(EXERCISE MATERIAL)
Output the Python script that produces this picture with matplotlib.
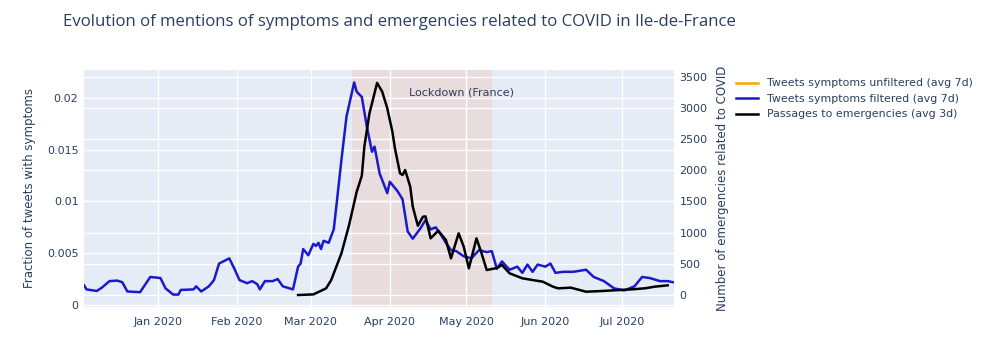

...

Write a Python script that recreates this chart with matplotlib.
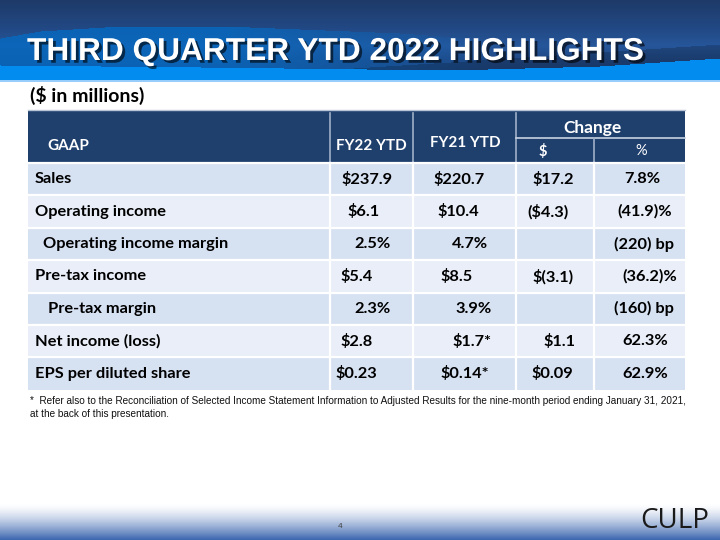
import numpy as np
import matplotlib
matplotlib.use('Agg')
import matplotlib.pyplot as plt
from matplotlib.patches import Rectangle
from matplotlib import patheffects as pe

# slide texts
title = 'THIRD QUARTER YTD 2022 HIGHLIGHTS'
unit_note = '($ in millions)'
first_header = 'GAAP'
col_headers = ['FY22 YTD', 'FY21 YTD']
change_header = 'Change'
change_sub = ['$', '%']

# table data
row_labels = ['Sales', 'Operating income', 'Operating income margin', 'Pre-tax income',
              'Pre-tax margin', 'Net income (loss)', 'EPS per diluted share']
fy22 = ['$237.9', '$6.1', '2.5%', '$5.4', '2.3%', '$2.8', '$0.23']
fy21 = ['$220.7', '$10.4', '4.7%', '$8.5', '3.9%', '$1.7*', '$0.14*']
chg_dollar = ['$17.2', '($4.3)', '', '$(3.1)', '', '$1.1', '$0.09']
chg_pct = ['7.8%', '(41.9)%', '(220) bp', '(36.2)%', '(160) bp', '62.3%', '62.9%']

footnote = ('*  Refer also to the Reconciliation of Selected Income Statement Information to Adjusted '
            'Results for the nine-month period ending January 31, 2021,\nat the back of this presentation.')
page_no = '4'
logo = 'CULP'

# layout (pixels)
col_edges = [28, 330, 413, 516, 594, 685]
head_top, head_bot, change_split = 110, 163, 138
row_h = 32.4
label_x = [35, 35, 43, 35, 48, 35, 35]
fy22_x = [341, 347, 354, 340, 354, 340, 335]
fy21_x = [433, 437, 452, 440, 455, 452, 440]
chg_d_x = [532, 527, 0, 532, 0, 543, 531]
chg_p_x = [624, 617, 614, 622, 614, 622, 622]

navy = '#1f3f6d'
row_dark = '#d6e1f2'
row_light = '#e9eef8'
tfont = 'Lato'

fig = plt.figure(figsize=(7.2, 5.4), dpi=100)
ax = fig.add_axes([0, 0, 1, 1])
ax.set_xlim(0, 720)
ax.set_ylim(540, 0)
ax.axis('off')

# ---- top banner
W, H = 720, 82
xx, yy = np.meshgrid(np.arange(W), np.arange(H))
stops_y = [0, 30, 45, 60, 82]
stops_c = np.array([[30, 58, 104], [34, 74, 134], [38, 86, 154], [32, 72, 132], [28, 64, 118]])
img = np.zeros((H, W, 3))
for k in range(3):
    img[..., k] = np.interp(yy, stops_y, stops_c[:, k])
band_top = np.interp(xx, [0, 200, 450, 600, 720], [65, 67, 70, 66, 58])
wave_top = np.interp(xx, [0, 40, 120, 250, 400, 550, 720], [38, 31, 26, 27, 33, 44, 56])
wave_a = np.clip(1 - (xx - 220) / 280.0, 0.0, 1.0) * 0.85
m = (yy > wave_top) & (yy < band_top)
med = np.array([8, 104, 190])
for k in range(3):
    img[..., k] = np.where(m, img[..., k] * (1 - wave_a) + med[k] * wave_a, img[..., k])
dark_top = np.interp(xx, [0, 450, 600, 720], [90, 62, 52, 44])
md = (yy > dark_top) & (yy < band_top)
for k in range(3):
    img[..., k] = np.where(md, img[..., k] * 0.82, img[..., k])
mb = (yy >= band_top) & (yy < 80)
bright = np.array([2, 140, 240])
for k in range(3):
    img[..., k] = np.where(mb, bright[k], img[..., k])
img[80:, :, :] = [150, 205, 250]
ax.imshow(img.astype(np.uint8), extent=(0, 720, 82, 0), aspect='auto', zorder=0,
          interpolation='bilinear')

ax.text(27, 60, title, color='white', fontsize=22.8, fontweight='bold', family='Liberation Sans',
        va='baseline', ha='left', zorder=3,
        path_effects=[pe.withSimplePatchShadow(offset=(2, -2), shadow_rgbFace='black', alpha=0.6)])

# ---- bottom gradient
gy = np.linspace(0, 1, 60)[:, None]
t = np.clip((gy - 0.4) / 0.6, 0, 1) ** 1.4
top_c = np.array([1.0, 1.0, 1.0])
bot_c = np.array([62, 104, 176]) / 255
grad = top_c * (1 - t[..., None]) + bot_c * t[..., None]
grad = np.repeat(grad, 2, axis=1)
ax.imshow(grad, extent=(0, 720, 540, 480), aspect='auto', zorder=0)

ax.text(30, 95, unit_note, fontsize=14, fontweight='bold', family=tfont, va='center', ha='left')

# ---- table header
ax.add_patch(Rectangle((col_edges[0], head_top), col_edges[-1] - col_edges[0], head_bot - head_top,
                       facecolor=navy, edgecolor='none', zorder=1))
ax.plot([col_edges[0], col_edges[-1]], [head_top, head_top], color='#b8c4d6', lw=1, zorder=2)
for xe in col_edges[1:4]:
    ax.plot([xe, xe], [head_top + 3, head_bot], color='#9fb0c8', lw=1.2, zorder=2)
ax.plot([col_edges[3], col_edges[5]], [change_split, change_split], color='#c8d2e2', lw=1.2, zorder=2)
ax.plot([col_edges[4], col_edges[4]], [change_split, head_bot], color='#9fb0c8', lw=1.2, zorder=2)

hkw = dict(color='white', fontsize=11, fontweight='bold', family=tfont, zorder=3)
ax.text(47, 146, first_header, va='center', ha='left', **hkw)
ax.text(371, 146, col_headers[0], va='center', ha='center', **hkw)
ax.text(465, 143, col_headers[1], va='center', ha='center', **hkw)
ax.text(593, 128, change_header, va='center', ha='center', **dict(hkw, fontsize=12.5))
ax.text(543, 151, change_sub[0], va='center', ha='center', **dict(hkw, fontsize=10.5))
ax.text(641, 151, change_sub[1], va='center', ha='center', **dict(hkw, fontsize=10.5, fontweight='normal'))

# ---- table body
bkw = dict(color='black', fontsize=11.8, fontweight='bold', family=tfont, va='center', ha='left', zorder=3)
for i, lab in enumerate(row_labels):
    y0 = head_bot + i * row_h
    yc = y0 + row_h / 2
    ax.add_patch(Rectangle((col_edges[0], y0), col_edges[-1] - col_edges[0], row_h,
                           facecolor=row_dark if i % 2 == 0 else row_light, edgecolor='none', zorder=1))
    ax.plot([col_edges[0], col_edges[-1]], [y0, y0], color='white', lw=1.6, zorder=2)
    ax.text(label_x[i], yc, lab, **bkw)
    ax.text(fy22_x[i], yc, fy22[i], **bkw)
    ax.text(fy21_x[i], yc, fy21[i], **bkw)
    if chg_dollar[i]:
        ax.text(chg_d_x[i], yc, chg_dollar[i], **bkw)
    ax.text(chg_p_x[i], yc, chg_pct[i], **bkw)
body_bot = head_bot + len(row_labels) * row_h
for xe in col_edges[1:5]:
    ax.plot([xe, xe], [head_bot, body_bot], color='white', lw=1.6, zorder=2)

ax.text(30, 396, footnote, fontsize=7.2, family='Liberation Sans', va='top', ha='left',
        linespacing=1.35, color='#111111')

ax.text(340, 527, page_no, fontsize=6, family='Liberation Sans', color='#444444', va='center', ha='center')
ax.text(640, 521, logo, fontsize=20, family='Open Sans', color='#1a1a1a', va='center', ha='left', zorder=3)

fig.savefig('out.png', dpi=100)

(GOAL OF THE EXERCISE) Keep the images out of the copy. Repeat word for word only the lines from the one containing "Write a Python" through the one containing "change_sub = ['$', '%']", both ends included.

(SOLUTION TO THIS TASK)
Write a Python script that recreates this chart with matplotlib.
import numpy as np
import matplotlib
matplotlib.use('Agg')
import matplotlib.pyplot as plt
from matplotlib.patches import Rectangle
from matplotlib import patheffects as pe

# slide texts
title = 'THIRD QUARTER YTD 2022 HIGHLIGHTS'
unit_note = '($ in millions)'
first_header = 'GAAP'
col_headers = ['FY22 YTD', 'FY21 YTD']
change_header = 'Change'
change_sub = ['$', '%']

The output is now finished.